J'aimerais vous soumettre d'autres pistes de réflexion à approfondir, notamment la mise en place systématique des boîtes noires dans les voitures – nous saurons ainsi que la vitesse est la première cause de tous les accidents de la route –, l'interdiction totale de tous les gadgets dans l'habitacle des véhicules, la généralisation de l'affichage numérique de la vitesse sur le tableau de bord pour remplacer les aiguilles, qui sont plus difficiles à lire, l'allumage obligatoire des feux pendant la journée, l'essai ayant avorté à la suite de pressions.

À la place de ces différentes pistes, vous nous proposez une réforme à la baisse du permis à points, ce que je ne peux pas accepter. Depuis que je suis parlementaire, je n'ai jamais assisté à un tel déferlement de lobbies opposés au permis à points qui est pourtant l'un des piliers de la sécurité routière, avec le port obligatoire de la ceinture de sécurité.

Je voudrais simplement vous signaler également l'existence, à travers tout le pays, de comités de victimes de la route, qui se radicalisent et réclament justice pour toutes les victimes de la route. Ces comités déplorent que les personnes responsables d'accidents de la route ayant fait une ou plusieurs victimes ne soient pas plus sévèrement jugés. Je vous laisse le soin de leur répondre.

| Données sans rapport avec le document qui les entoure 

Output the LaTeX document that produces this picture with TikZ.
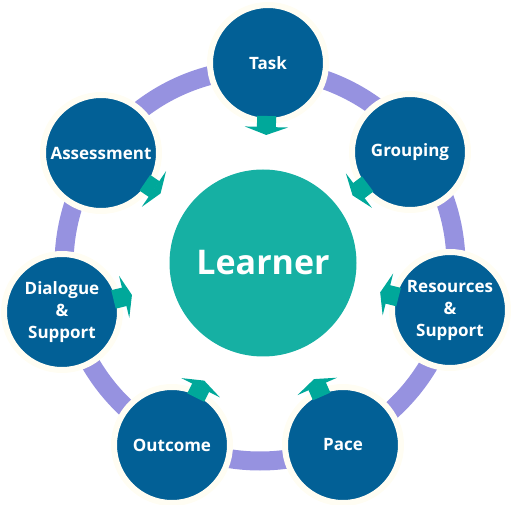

La route est encore longue pour une route plus sûre. Ne remettons pas en cause des acquis importants en matière de sécurité routière ! Ne sacrifions pas le permis à points sur l'autel des promesses électorales et des lobbies ! Monsieur le ministre, ne touchez pas au permis à points, c'est l'un des socles de notre sécurité sur la route ! (Applaudissements sur les bancs du groupe SRC.)